First-time author Melissa Bank offers wildlife tips from her Girls' Guide to Hunting and Fishing

Bank wrote advertising copy to pay the bills after receiving an M.F.A. from Cornell, which also graduated Lorrie Moore (Self-Help, Birds of America), to whom Bank is sometimes compared because of their mutual finesse with one-liners within a narrative. Advertising copywriters are notorious for self-loathing, and Bank says the choice to accept the job "was pretty painful." It was a good job for a writer with other ambitions, though, says Bank. It was "a field that wouldn't ever threaten my writing. I didn't care about advertising."

She believes the experience helped her in her serious work: "There's no room for being inaccessible in advertising. When you become self-indulgent and obscure in writing ad copy, it's out on the table in a second. "That's really pretty, Melissa, but what's it really doing? We all know you're a good writer, but what's it at the service of?' It also teaches you a lot about cutting. You get used to writing for people who don't want to read what you're writing, so you'd better be respectful of their time. You're a Hoover salesman banging on the door. You better have something to say and say it pretty well and in a compelling way. I think that was good training for me. I wouldn't say my book is like ad copy, but I would say it made me very aware of not ever writing beautifully for the sake of writing beautifully.

"I don't like writing that takes you away from what you're reading about to say, "That is so beautiful.' I like writing that is so beautiful it takes you deeper into the story or deeper into the emotion, but it always has got to be at the service of that."

Melissa Bank: "It took me a long time to convince myself that I had anything of my own worth writing about."
Marion Ettlinger
Melissa Bank: "It took me a long time to convince myself that I had anything of my own worth writing about."

Girls' Guide isn't ad copy, and it is more than accessible prose. The title story is a comic gem, with Jane being visited, like guardian angels or harpies, by the authors of How to Meet and Marry Mr. Right, Faith and Bonnie. "I see them perfectly," Jane imagines. "Faith is reserved blown-dry blonde; Bonnie, a girly-girl, a giggler with deep dimples. I have known them my entire life: in gym class, playing volleyball, they were the ones clapping their hands and shouting, "Side out and rotate — our team is really great!' In college, Bonnie was my Secret Santa. In personnel offices, when I joked about my application phobia, Faith was the one who said, "Just do the best you can.'"

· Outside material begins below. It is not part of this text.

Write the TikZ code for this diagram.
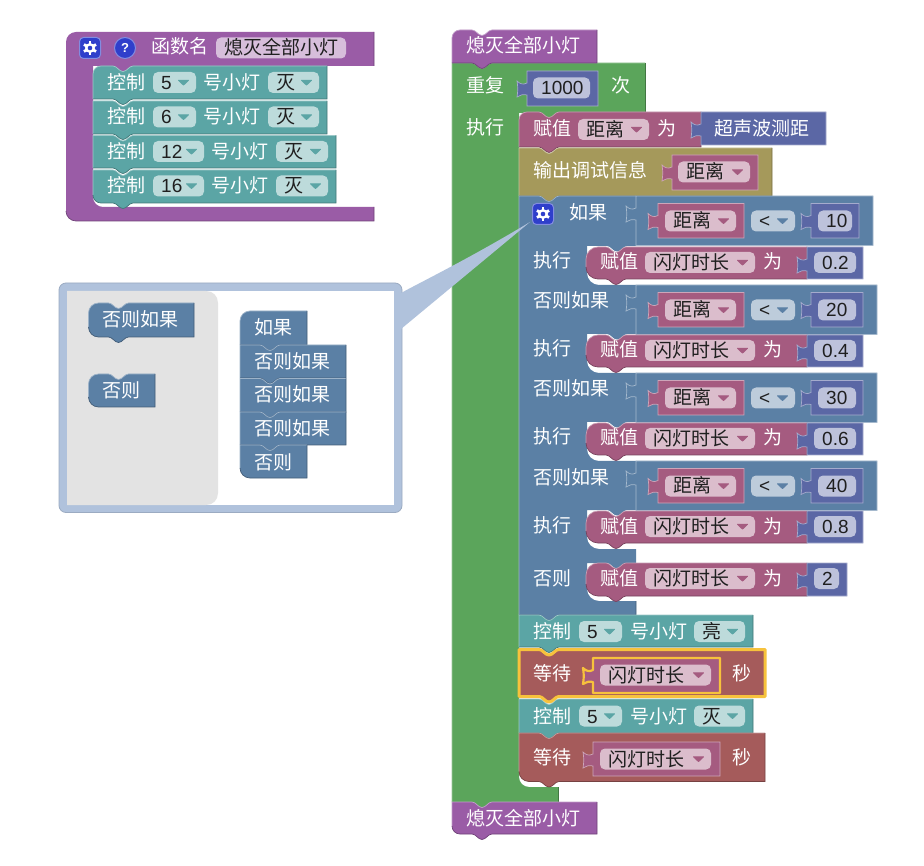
\documentclass[tikz,border=0pt]{standalone}
\usepackage{fontspec}
\setmainfont{Noto Sans CJK SC}
\newfontfamily\latf{Liberation Sans}
\definecolor{pur}{HTML}{9A5CA6}
\definecolor{tea}{HTML}{5BA5A5}
\definecolor{grn}{HTML}{5BA55B}
\definecolor{blu}{HTML}{5B80A5}
\definecolor{red}{HTML}{A55B80}
\definecolor{mth}{HTML}{5B67A5}
\definecolor{brn}{HTML}{A5995B}
\definecolor{wai}{HTML}{A55B5B}
\definecolor{bub}{HTML}{B0C2DC}
\definecolor{sel}{HTML}{F7C23C}
\definecolor{icn}{HTML}{2F3FCB}
\newcount\nn
\tikzset{
  lab/.style={inner sep=0pt,anchor=base west,text=white,font=\fontsize{19}{19}\selectfont},
  fldtxt/.style={inner sep=0pt,anchor=base west,text=black!88,font=\fontsize{19}{19}\selectfont},
  edgeL/.style={line width=.7pt}
}
\def\nR#1#2{-- (#1,#2) .. controls (#1+4,#2) and (#1+6,#2+5.5) .. (#1+10,#2+5.5) .. controls (#1+14,#2+5.5) and (#1+16,#2) .. (#1+20,#2)}
\def\tL#1#2{-- (#1,#2) .. controls (#1-4,#2) and (#1-6,#2+5.5) .. (#1-10,#2+5.5) .. controls (#1-14,#2+5.5) and (#1-16,#2) .. (#1-20,#2)}
% rounded corner: start, corner, end
\def\rc#1#2#3#4#5#6{-- (#1,#2) .. controls (#1*.45+#3*.55,#2*.45+#4*.55) and (#5*.45+#3*.55,#6*.45+#4*.55) .. (#5,#6)}
% colour, x1,y1,x2,y2, r-top, r-bottom, notch?, tab?
\newcommand\stmt[9]{%
  \ifnum#8=1 \def\topn{\nR{#2+20}{#3}}\else\def\topn{}\fi
  \ifnum#9=1 \def\botn{\tL{#2+40}{#5}}\else\def\botn{}\fi
  \fill[#1] (#2,#3+#6) .. controls (#2,#3+#6*.45) and (#2+#6*.45,#3) .. (#2+#6,#3) \topn -- (#4,#3) -- (#4,#5) \botn -- (#2+#7,#5) .. controls (#2+#7*.45,#5) and (#2,#5-#7*.45) .. (#2,#5-#7) -- cycle;
  \draw[#1!60!white,edgeL] (#2,#5-#7) -- (#2,#3+#6) .. controls (#2,#3+#6*.45) and (#2+#6*.45,#3) .. (#2+#6,#3) \topn -- (#4,#3);
  \draw[#1!72!black,edgeL] (#4,#3) -- (#4,#5) \botn -- (#2+#7,#5) .. controls (#2+#7*.45,#5) and (#2,#5-#7*.45) .. (#2,#5-#7);
}
% colour, x1,y1,x2,y2
\newcommand\valb[5]{%
  \filldraw[fill=#1,draw=#1!55!white,edgeL] (#2,#3) -- (#4,#3) -- (#4,#5) -- (#2,#5) -- (#2,#3+24) .. controls (#2-4,#3+23) and (#2-7,#3+24) .. (#2-10,#3+26) .. controls (#2-9,#3+20) and (#2-9,#3+16) .. (#2-10,#3+10) .. controls (#2-7,#3+13) and (#2-4,#3+14) .. (#2,#3+12) -- cycle;
}
\newcommand\lbl[3]{\global\advance\nn by 1 \node[lab] (t\the\nn) at (#1,#2+7) {#3};}
% x1,x2,ycentre,colour,text : field with dropdown
\newcommand\ddf[5]{%
  \fill[#4!40!white,rounded corners=5pt] (#1,#3-10.5) rectangle (#2,#3+10.5);
  \global\advance\nn by 1 \node[fldtxt] (t\the\nn) at (#1+8,#3+7) {#5};
  \filldraw[fill=#4,draw=#4,line join=round,line width=1pt] (#2-17.5,#3-2.2) -- (#2-7.5,#3-2.2) -- (#2-12.5,#3+2.5) -- cycle;
}
% x1,x2,ycentre,colour,text : plain field
\newcommand\nmf[5]{%
  \fill[#4!40!white,rounded corners=5pt] (#1,#3-10.5) rectangle (#2,#3+10.5);
  \global\advance\nn by 1 \node[fldtxt] (t\the\nn) at (#1+8,#3+7) {#5};
}
\newcommand\gearicon[2]{%
  \begin{scope}[shift={(#1,#2)}]
    \filldraw[fill=icn,draw=icn!60!white,line width=1pt,rounded corners=4pt] (-10.5,-10.5) rectangle (10.5,10.5);
    \foreach \a in {30,90,...,330} {\draw[white,line width=2.8pt] (0,0) ++(\a:3) -- ++(\a:4);}
    \fill[white] (0,0) circle (5);
    \fill[icn] (0,0) circle (2.3);
  \end{scope}
}
\newcommand\lampt[7]{% xlabel,ycentre,fieldx2,num,xhao,x1on,x2on (state in \lampstate)
  \lbl{#1}{#2}{控制}
  \ddf{#1+46}{#3}{#2}{tea}{\latf #4}
  \lbl{#5}{#2}{号小灯}
  \ddf{#6}{#7}{#2}{tea}{\lampstate}
}
\newcommand\setrow[5]{% ytop,valright,fieldright,num,ybot
  \stmt{red}{586}{#1}{807}{#5}{12}{12}{1}{1}
  \lbl{600}{#1+15}{赋值}
  \ddf{645}{755}{#1+15.5}{red}{闪灯时长}
  \lbl{763}{#1+15}{为}
  \valb{mth}{807}{#1}{#2}{#5}
  \nmf{814}{#3}{#1+15.5}{mth}{\latf #4}
}
\newcommand\cmprow[4]{% ytop,right,numright,num
  \valb{blu}{636}{#1}{#2}{#1+49.5}
  \valb{red}{658}{#1+7.5}{744}{#1+42}
  \ddf{665}{736}{#1+25}{red}{距离}
  \ddf{751}{795}{#1+25}{blu}{\latf <}
  \valb{mth}{811}{#1+7.5}{#3+7}{#1+42}
  \nmf{818}{#3}{#1+25}{mth}{\latf #4}
}
\begin{document}
\begin{tikzpicture}[x=1pt,y=-1pt]
\useasboundingbox (0,0) rectangle (924,866);
\fill[white] (0,0) rectangle (924,866);

% ---- function definition block
\fill[pur] (66,42) .. controls (66,36.5) and (70.5,32) .. (76,32) -- (374,32) -- (374,66) \tL{133}{66} -- (93,66) -- (93,197) \rc{93}{197}{93}{207}{103}{207} -- (374,207) -- (374,221) -- (76,221) .. controls (70.5,221) and (66,216.5) .. (66,211) -- cycle;
\draw[pur!72!black,edgeL] (374,32) -- (374,66) (374,207) -- (374,221) -- (76,221) .. controls (70.5,221) and (66,216.5) .. (66,211);
\gearicon{90}{48}
\filldraw[fill=icn,draw=icn!60!white,line width=1pt] (125,48) circle (10.5);
\node[inner sep=0pt,text=white,font=\latf\bfseries\fontsize{13}{13}\selectfont] (q) at (125,48) {?};
\lbl{151}{47}{函数名}
\nmf{216}{346}{48}{pur}{熄灭全部小灯}

\def\lampstate{灭}
\stmt{tea}{93}{66}{327}{99}{8}{0}{1}{1}
\lampt{107}{82.5}{196}{5}{203}{268}{319}
\stmt{tea}{93}{101}{327}{134}{0}{0}{1}{1}
\lampt{107}{117}{196}{6}{203}{268}{319}
\stmt{tea}{93}{135.5}{336}{168}{0}{0}{1}{1}
\lampt{107}{151.5}{204}{12}{211}{276}{328}
\stmt{tea}{93}{170}{336}{203}{0}{8}{1}{1}
\lampt{107}{186}{204}{16}{211}{276}{328}

% ---- right column: repeat
\fill[grn] (452,63) \nR{472}{63} -- (645,63) -- (645,113) \tL{559}{113} -- (519,113) -- (519,777) \rc{519}{777}{519}{787}{529}{787} -- (558,787) -- (558,802) \tL{492}{802} -- (452,802) -- cycle;
\draw[grn!60!white,edgeL] (452,802) -- (452,63) \nR{472}{63} -- (645,63);
\draw[grn!72!black,edgeL] (645,63) -- (645,113) (558,787) -- (558,802);

\stmt{pur}{452}{30}{597}{63}{8}{0}{1}{1}
\lbl{466}{46}{熄灭全部小灯}
\lbl{466}{86}{重复}
\valb{mth}{527}{71}{598}{106}
\nmf{533}{590}{88}{mth}{\latf 1000}
\lbl{611}{86}{次}
\lbl{466}{128}{执行}

% set distance
\stmt{red}{519}{112}{701}{147}{8}{0}{1}{1}
\lbl{533}{129}{赋值}
\ddf{578}{649}{129.5}{red}{距离}
\lbl{657}{129}{为}
\valb{mth}{701}{112}{826}{145}
\lbl{714}{129}{超声波测距}

% debug
\stmt{brn}{519}{148}{772}{196}{0}{0}{1}{1}
\lbl{533}{171}{输出调试信息}
\valb{red}{672}{155}{758}{190}
\ddf{678}{750}{172}{red}{距离}

% if block body
\fill[blu] (519,196) \nR{539}{196} -- (636,196) -- (636,246) \tL{627}{246} -- (587,246) \rc{587}{273}{587}{285}{599}{285} -- (636,285) -- (636,334) \tL{627}{334} -- (587,334) \rc{587}{361}{587}{373}{599}{373} -- (636,373) -- (636,422) \tL{627}{422} -- (587,422) \rc{587}{449}{587}{461}{599}{461} -- (636,461) -- (636,510) \tL{627}{510} -- (587,510) \rc{587}{537}{587}{549}{599}{549} -- (636,549) -- (636,563) \tL{627}{563} -- (587,563) \rc{587}{589}{587}{601}{599}{601} -- (636,601) -- (636,615) \tL{559}{615} -- (519,615) -- cycle;
\draw[blu!60!white,edgeL] (519,615) -- (519,196) \nR{539}{196} -- (636,196);
\draw[blu!72!black,edgeL] (636,601) -- (636,615) \tL{559}{615} -- (519,615);

\lbl{569}{213}{如果}
\cmprow{196}{873}{852}{10}
\lbl{533}{261}{执行}
\setrow{247}{863}{856}{0.2}{279}
\lbl{533}{301}{否则如果}
\cmprow{285}{877}{856}{20}
\lbl{533}{349}{执行}
\setrow{335}{863}{856}{0.4}{367}
\lbl{533}{389}{否则如果}
\cmprow{373}{877}{856}{30}
\lbl{533}{437}{执行}
\setrow{423}{863}{856}{0.6}{455}
\lbl{533}{477}{否则如果}
\cmprow{461}{877}{856}{40}
\lbl{533}{525}{执行}
\setrow{511}{863}{856}{0.8}{543}
\lbl{533}{578}{否则}
\setrow{563}{847}{839}{2}{596}

% lamp on
\def\lampstate{亮}
\stmt{tea}{519}{615}{753}{647}{0}{0}{1}{1}
\lampt{533}{631.5}{622}{5}{630}{694}{745}

% lamp off
\def\lampstate{灭}
\stmt{tea}{519}{699}{753}{733}{0}{0}{1}{1}
\lampt{533}{716}{622}{5}{630}{694}{745}

% wait 1 (selected)
\stmt{wai}{519}{649.5}{765}{696.5}{0}{0}{1}{1}
\draw[sel,line width=3pt,line join=round] (519,649.5) \nR{539}{649.5} -- (765,649.5) -- (765,696.5) \tL{559}{696.5} -- (519,696.5) -- cycle;
\lbl{533}{673}{等待}
\valb{red}{593}{658}{720}{693}
\draw[sel,line width=2.2pt,line join=round] (593,658) -- (720,658) -- (720,693) -- (593,693) -- (593,682) .. controls (589,681) and (586,682) .. (583,684) .. controls (584,678) and (584,674) .. (583,668) .. controls (586,671) and (589,672) .. (593,670) -- cycle;
\ddf{600}{711}{675}{red}{闪灯时长}
\lbl{732}{673}{秒}

% wait 2
\stmt{wai}{519}{733}{765}{781.5}{0}{10}{1}{1}
\lbl{533}{757}{等待}
\valb{red}{593}{742}{720}{776}
\ddf{600}{711}{759}{red}{闪灯时长}
\lbl{732}{757}{秒}

% bottom call
\stmt{pur}{452}{802}{597}{834}{0}{8}{1}{1}
\lbl{466}{818}{熄灭全部小灯}

% ---- mutator bubble
\fill[bub,rounded corners=7pt] (59,283) rectangle (402,512.5);
\draw[bub!88!black,line width=.8pt,rounded corners=7pt] (59,283) rectangle (402,512.5);
\fill[bub] (401,293) .. controls (425,280) and (470,258) .. (530,222) -- (401,329) -- cycle;
\fill[white] (67,291) rectangle (394,505);
\fill[black!11] (67,291) -- (206,291) .. controls (213,291) and (218,296) .. (218,303) -- (218,493) .. controls (218,500) and (213,505) .. (206,505) -- (67,505) -- cycle;

\gearicon{543}{214}

% flyout
\stmt{blu}{88.5}{303}{194}{337}{10}{10}{1}{1}
\lbl{102}{320}{否则如果}
\stmt{blu}{88.5}{374}{155}{407}{10}{10}{1}{0}
\lbl{102}{391}{否则}
% workspace
\stmt{blu}{240}{311}{307}{345}{10}{0}{0}{1}
\lbl{254}{328}{如果}
\stmt{blu}{240}{345}{346}{378}{0}{0}{1}{1}
\lbl{254}{362}{否则如果}
\stmt{blu}{240}{378.5}{346}{412}{0}{0}{1}{1}
\lbl{254}{395}{否则如果}
\stmt{blu}{240}{412}{346}{445}{0}{0}{1}{1}
\lbl{254}{429}{否则如果}
\stmt{blu}{240}{445}{307}{478}{0}{10}{1}{0}
\lbl{254}{462}{否则}
\end{tikzpicture}
\end{document}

This isn't the kind of writing Bank aspired to when she was at Cornell. "Most of my time in graduate school, the first year-and-a-half I wrote very serious fiction. I really wanted to be a great writer. I was convinced that the only way you could be a great writer was to write about things that were very close to the bone, which happened to be things I knew nothing about. What I define as "close to the bone' now would be different, but I thought rural poverty, incest, prostitution. Things I knew nothing about. Really serious, terrible problems between people. They were really, really broad stories with dramatic endings of death. They were real bad.

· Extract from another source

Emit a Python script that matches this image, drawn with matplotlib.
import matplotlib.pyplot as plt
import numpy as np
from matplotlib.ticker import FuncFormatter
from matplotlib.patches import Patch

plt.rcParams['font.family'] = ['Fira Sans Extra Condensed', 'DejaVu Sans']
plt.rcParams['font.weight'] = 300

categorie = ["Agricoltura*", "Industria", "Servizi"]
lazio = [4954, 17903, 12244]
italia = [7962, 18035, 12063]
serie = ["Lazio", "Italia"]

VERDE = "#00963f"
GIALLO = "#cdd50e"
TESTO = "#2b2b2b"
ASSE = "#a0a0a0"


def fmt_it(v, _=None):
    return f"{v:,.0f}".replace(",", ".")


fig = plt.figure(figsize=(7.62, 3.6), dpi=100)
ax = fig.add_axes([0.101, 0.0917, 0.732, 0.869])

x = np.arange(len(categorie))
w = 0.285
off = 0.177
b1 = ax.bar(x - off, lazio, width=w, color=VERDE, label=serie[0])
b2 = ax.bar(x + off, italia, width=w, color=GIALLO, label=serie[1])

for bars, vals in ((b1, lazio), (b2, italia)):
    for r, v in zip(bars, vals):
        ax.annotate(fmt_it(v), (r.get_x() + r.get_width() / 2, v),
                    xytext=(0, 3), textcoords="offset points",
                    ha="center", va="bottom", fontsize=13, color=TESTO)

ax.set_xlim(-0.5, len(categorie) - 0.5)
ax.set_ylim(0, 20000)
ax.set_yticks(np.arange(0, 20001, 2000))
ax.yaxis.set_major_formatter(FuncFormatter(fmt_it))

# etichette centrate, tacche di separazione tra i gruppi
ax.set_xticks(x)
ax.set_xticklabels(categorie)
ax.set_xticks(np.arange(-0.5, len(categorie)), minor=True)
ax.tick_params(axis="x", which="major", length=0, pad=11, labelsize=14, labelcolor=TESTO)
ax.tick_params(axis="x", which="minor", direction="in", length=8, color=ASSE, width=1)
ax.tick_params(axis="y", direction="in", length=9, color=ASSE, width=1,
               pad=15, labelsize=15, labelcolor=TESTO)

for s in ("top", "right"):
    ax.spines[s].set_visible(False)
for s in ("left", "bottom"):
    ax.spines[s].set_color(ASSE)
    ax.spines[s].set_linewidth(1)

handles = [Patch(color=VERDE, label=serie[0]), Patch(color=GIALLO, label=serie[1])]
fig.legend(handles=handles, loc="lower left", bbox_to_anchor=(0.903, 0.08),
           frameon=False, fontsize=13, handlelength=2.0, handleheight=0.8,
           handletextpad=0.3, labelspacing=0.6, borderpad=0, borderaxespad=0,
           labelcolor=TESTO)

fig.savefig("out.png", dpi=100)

"An editor I work with a lot at Zoetrope (the literary magazine founded by director Francis Ford Coppola) dug up my first published story. It was a story she still teases me about, because it was a story about incest: Poor people living on the Jersey shore. A waitress mother. A vengeful daughter. At one point the character comes out and says to her mother, "You owe me!' You know, just in case you didn't understand what was going on here, this is what that character feels.

"Harry Dean Stanton could have played a lot of the male roles. A lot about trashy families hashing it out, whereas I came from a really privileged family — my father was a doctor. Everything was very comfortable. There were things my mother did not want to be brought to anybody's attention. My father was different; he would address things, but it was the ethic of the suburbs. I knew nothing about arguments taking place in diners.

"It took me a long time to convince myself that I had anything of my own worth writing about. It was a process of growing up. I went to an M.F.A. program at 25, and I had the idea that real writers didn't write about the suburbs. I missed Cheever and Updike. I didn't see much that was really interesting in my own life. Then I grew into it.

"I wanted to write like a man. I had the idea that women were softer and more indistinct, emotional and pillowy. I wanted to write hard prose."

Instead Bank writes smart, agile, emotionally accurate — and successful — prose. She has completed a screenplay of the title story, with Coppola "overseeing it — I don't know what these terms are, but maybe he's a producer or something, but he's the leader. The next stage is to get a director involved."

When she rises in her perfect little black dress, the Three Irish Pigs want her to stay. On a book tour? Read here — we'll accompany you.

Bank laughs them off and turns away, as cool as Audrey Hepburn on her way to dance class.